Another issue was that there’s so much color-coding in the book—black is a bad color in the story, because the Blackshirts were the fascists. That troubled me, so I relied on a “focus group”—I had a whole bunch of readers, including young readers, who were the children of my friends. For example, I read the book to my daughter out loud, and I read it to her cousins. And when they would get tripped up on things, I would ask them, “What does fascism mean to you? Like, is this a meaningful word?” And then they would always say, “Can you just read the book?” That made me realize that my concerns are the concerns of an adult who wants to make sure that certain messages get through without the interference of not-knowing, but the kids are getting the messages just fine. Actually, I could just relax.
TU: A common refrain throughout the book is the sisters’ made-up phrase—"veha/vesa”, referring to their mood as either happy or sad. Is that the phonetic phrase from the original text or did you change it for English audiences?
KE: I changed it; in Greek it’s “evpo/lipo” [i.e., ευτυχισμένη πολύ (very happy) /λυπημένη πολύ (very sad)]. The previous translation had it transliterated as evpo/lipo. That was something that I wanted to do differently. I don’t think it’s ever explained in the book, and it’s just not meaningful [without the Greek context].
TU: What do you hope English (and young) readers get out of The Wildcat Behind Glass, especially since this period of Greek history is not well known to most Americans?
KE: My primary desire is for young readers to read the book. And also, I hope people read the book at all ages. Anyone who reads it can think about how easy it is to slip into fascism, because you see daily changes that are very recognizable, and especially in our current times. I hope that readers will reflect on how easy it is to normalize a move to fascism that we know from history can go toward very bad places, very quickly.
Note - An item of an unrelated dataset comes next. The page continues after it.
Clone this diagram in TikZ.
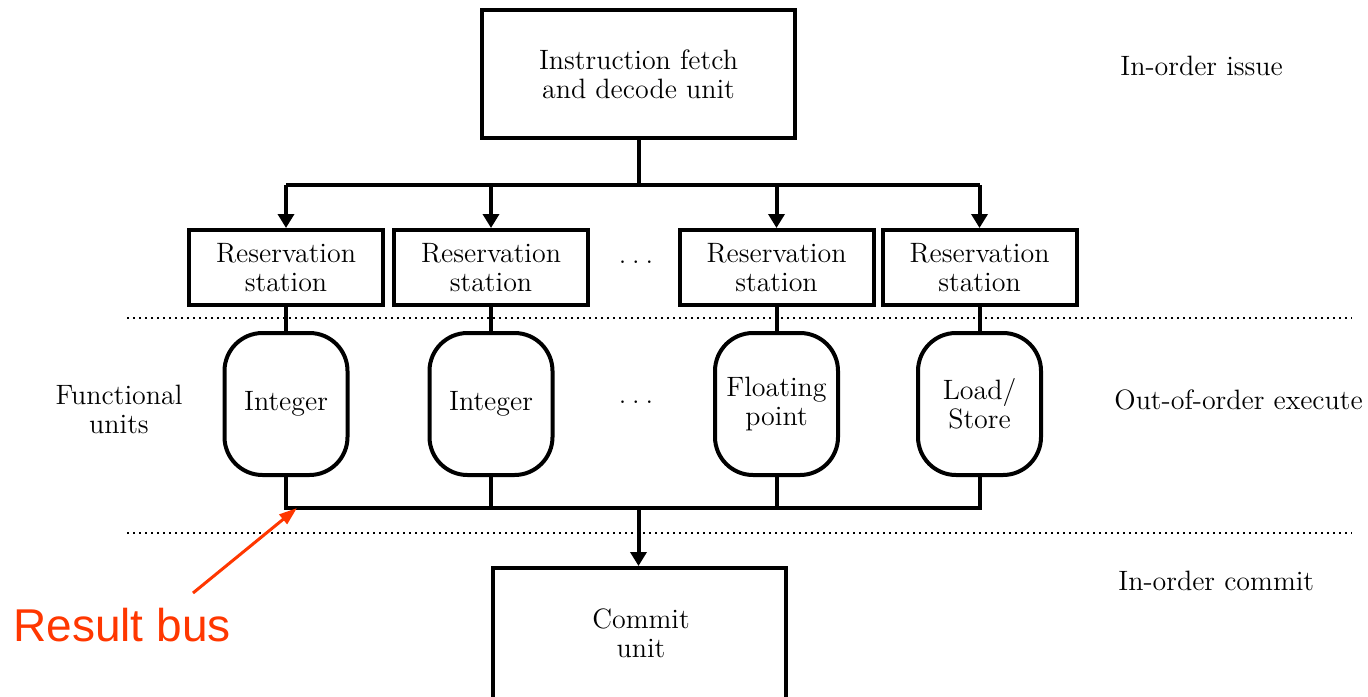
\documentclass[tikz,border=0pt]{standalone}
\usepackage{fontspec}
\newfontfamily\notefont{Liberation Sans}
\usetikzlibrary{arrows.meta}
\definecolor{noteRed}{RGB}{255,55,0}
\begin{document}
\begin{tikzpicture}[x=0.5pt,y=-0.5pt,
  txt/.style={font=\fontsize{14}{14.5}\selectfont, align=center, inner sep=0pt},
  unitbox/.style={txt, draw, line width=2pt},
  rsbox/.style={unitbox, minimum width=97pt, minimum height=37.5pt},
  fubox/.style={unitbox, rounded corners=19pt, minimum width=61.5pt, minimum height=71pt},
  wire/.style={line width=2pt},
  arrowwire/.style={wire, -{Triangle[width=8pt,length=7pt]}},
  sep/.style={line width=1pt, dash pattern=on 1pt off 2pt},
  stage/.style={txt, anchor=west},
  gap/.style={txt, font=\fontsize{16}{16}\selectfont}
]
\useasboundingbox (0,0) rectangle (1368,696);
\clip (0,0) rectangle (1368,696);
\fill[white] (0,0) rectangle (1368,696);

% stage separators
\draw[sep] (127,318) -- (1352,318);
\draw[sep] (127,533) -- (1352,533);

% issue stage
\node[unitbox, minimum width=156.5pt, minimum height=64pt] (ifu) at (638.5,74)
  {Instruction fetch\\and decode unit};

\node[rsbox] (rs1) at (286,267.5) {Reservation\\station};
\node[rsbox] (rs2) at (491,267.5) {Reservation\\station};
\node[gap] (rsdots) at (636,262) {.\,.\,.};
\node[rsbox] (rs3) at (776.5,267.5) {Reservation\\station};
\node[rsbox] (rs4) at (979.5,267.5) {Reservation\\station};

% functional units
\node[fubox] (fu1) at (286,404) {Integer};
\node[fubox] (fu2) at (491,404) {Integer};
\node[gap] (fudots) at (636,402) {.\,.\,.};
\node[fubox] (fu3) at (776.5,404) {Floating\\point};
\node[fubox] (fu4) at (979.5,404) {Load/\\Store};

% commit stage: the box runs past the lower edge of the page
\node[unitbox, minimum width=146.5pt, minimum height=75pt] (cu) at (639.5,643) {};
\node[txt] (cutext) at (641,633) {Commit\\unit};

% stage labels
\node[stage] (lissue) at (1120,66) {In-order issue};
\node[stage] (lexec) at (1114,400) {Out-of-order execute};
\node[stage] (lcommit) at (1118,581) {In-order commit};
\node[txt] (lfu) at (119,409.5) {Functional\\units};

% dispatch tree
\coordinate (fork) at (638.5,185);
\draw[wire] (ifu.south) -- (fork);
\draw[wire] (rs1.north |- fork) -- (rs4.north |- fork);
\foreach \r in {rs1,rs2,rs3,rs4}
  \draw[arrowwire] (\r.north |- fork) -- (\r.north);

% station to unit links
\foreach \i in {1,2,3,4}
  \draw[wire] (rs\i.south) -- (fu\i.north);

% result bus
\coordinate (bus) at (638.5,508);
\draw[wire] (fu1.south) -- (fu1.south |- bus) -- (fu4.south |- bus) -- (fu4.south);
\draw[wire] (fu2.south) -- (fu2.south |- bus);
\draw[wire] (fu3.south) -- (fu3.south |- bus);
\draw[arrowwire] (bus) -- (bus |- cu.north);

% annotation
\node[anchor=base west, inner sep=0pt, text=noteRed, font=\notefont\fontsize{23}{23}\selectfont]
  (note) at (13,641) {Result bus};
\coordinate (notetail) at (193,593);
\coordinate (notehead) at (297,508);
\draw[noteRed, line width=1.5pt, -{Triangle[width=6pt,length=9pt]}] (notetail) -- (notehead);
\end{tikzpicture}
\end{document}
Karen Emmerich is a translator of modern Greek literature and Associate Professor of Comparative Literature at Princeton University. Her translation awards include the National Translation Award for Ersi Sotiropoulos’s What’s Left of the Night, the Best Translated Book Award for Eleni Vakalo’s Beyond Lyricism, and the PEN Poetry in Translation Award for Yannis Ritsos’s Diaries of Exile (co-translated with Edmund Keeley). She has also translated books by Kallia Papadaki, Christos Ikonomou, Sofia Nikolaidou, Amanda Michalopoulou, Margarita Karapanou, Miltos Sachtouris, and others.